Both Beowulf in Beowulf and Sir Gawain in Sir Gawain and the Green Knight go on a perilous journey or quest that tests their mettle. Beowulf travels with his men to Heorot to kill the monster Grendel, who has been terrorizing the Danish mead hall. This monster has been unconquerable. Gawain travels to the Green Chapel to meet what he thinks will be his certain death. Gawain had struck off the head of the Green Knight the year before and had promised, should the Green Knight survive, that he would show up a year and a day later to receive a similar blow. Unbeknownst to Gawain when he chops off the Green Knight's head, the Green Knight, under enchantment, has the power to reattach it.
In both cases, a knight leaves the comforts of home out of a sense of chivalry to face a deadly foe.

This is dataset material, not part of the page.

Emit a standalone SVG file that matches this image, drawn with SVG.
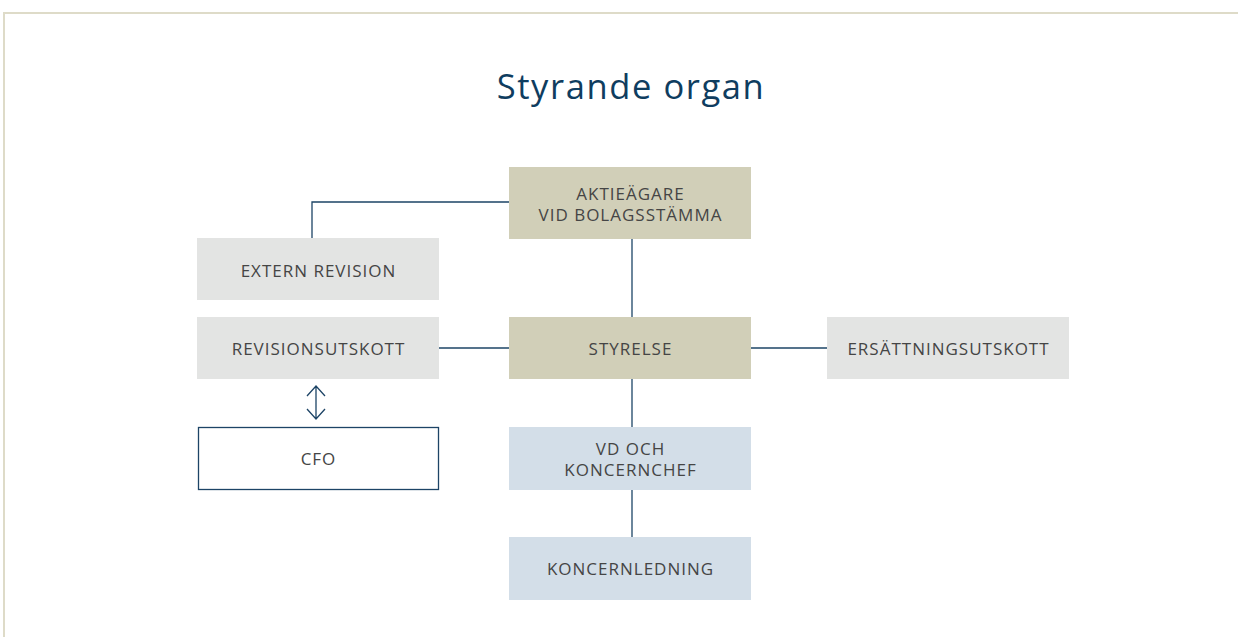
<svg xmlns="http://www.w3.org/2000/svg" width="1238" height="637" viewBox="0 0 1238 637">
<style>
.lbl{font-family:"Open Sans","Noto Sans",sans-serif;font-size:17px;letter-spacing:1px;fill:#454545;text-anchor:middle}
.ttl{font-family:"Open Sans","Noto Sans",sans-serif;font-size:34.5px;letter-spacing:1.6px;fill:#0f3d5f;text-anchor:middle}
.beige{fill:#d1cfb8}
.gray{fill:#e3e4e3}
.blue{fill:#d3dee8}
.con{stroke:#1d4466;stroke-width:1.3;fill:none}
</style>
<rect x="0" y="0" width="1238" height="637" fill="#ffffff"/>
<path d="M4,637 V13 H1238" fill="none" stroke="#dedbc8" stroke-width="2"/>
<text class="ttl" x="631" y="99">Styrande organ</text>
<g id="connectors">
<path class="con" d="M312,238 V202 H509"/>
<path class="con" d="M632,238 V317"/>
<path class="con" d="M632,379 V427"/>
<path class="con" d="M632,490 V537"/>
<path class="con" d="M439,348 H509"/>
<path class="con" d="M751,348 H827"/>
<path class="con" d="M316,386 V419 M307,396 L316,386 L325,396 M307,409 L316,419 L325,409"/>
</g>
<g id="aktieagare">
<rect class="beige" x="509" y="167" width="242" height="72"/>
<text class="lbl"><tspan x="630.5" y="199.5">AKTIEÄGARE</tspan><tspan x="630.5" y="220.5">VID BOLAGSSTÄMMA</tspan></text>
</g>
<g id="extern-revision">
<rect class="gray" x="197" y="238" width="242" height="62"/>
<text class="lbl" x="318.5" y="276.5">EXTERN REVISION</text>
</g>
<g id="revisionsutskott">
<rect class="gray" x="197" y="317" width="242" height="62"/>
<text class="lbl" x="318.5" y="355">REVISIONSUTSKOTT</text>
</g>
<g id="cfo">
<rect x="198.5" y="427.5" width="240" height="62" fill="#ffffff" stroke="#1d4466" stroke-width="1.3"/>
<text class="lbl" x="318.5" y="465">CFO</text>
</g>
<g id="styrelse">
<rect class="beige" x="509" y="317" width="242" height="62"/>
<text class="lbl" x="630.5" y="355">STYRELSE</text>
</g>
<g id="ersattningsutskott">
<rect class="gray" x="827" y="317" width="242" height="62"/>
<text class="lbl" x="948.5" y="355">ERSÄTTNINGSUTSKOTT</text>
</g>
<g id="vd">
<rect class="blue" x="509" y="427" width="242" height="63"/>
<text class="lbl"><tspan x="630.5" y="455">VD OCH</tspan><tspan x="630.5" y="476">KONCERNCHEF</tspan></text>
</g>
<g id="koncernledning">
<rect class="blue" x="509" y="537" width="242" height="63"/>
<text class="lbl" x="630.5" y="575">KONCERNLEDNING</text>
</g>
</svg>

However, while Beowulf makes this choice freely, Gawain is responding to an obligation. He has made a promise and, as a knight of King Arthur's court, has no choice but to be true to his word.
Both knights are alike in that they survive their initial test: Beowulf kills Grendel, and Sir Gawain's life is spared. However, while Beowulf does a positive good for his community in that he rids human civilization of a monster trying to disrupt it at its core, Sir Gawain, in contrast, saves only himself. His story is about how he faces his own personal temptation to lie to protect his life when he accepts and keeps secret—in violation of a promise to his host—a green belt or girdle that is supposed to safeguard him from being killed.
While Gawain's life is spared, he has to face the reality of his own weakness and imperfection. Beowulf, in contrast, is rewarded and esteemed as a hero for defeating Grendel and later Grendel's mother. He will be killed in his old age when he slays a dragon, but his life is more firmly in the heroic mold than Sir Gawain's.
Both works are deeply imbedded in a Christian tradition. Beowulf can be seen as representing the Christian's fight against evil. Grendel is seen as descendant of Cain, marked by the devil, and is characterized by his rejection of civilized norms—for example, his embrace of cannibalism. Sir Gawain's chivalry is placed within a Christian context: he prays to the Virgin Mary for protection, and the pentangle he wears is a Christian symbol helping to remind him of Christ's suffering on the cross and the virtues he, Gawain, aspires to. If Beowulf has to fight his temptation to pride, a deadly sin, Gawain has to fight his desire for self-preservation, and learns humility in the process.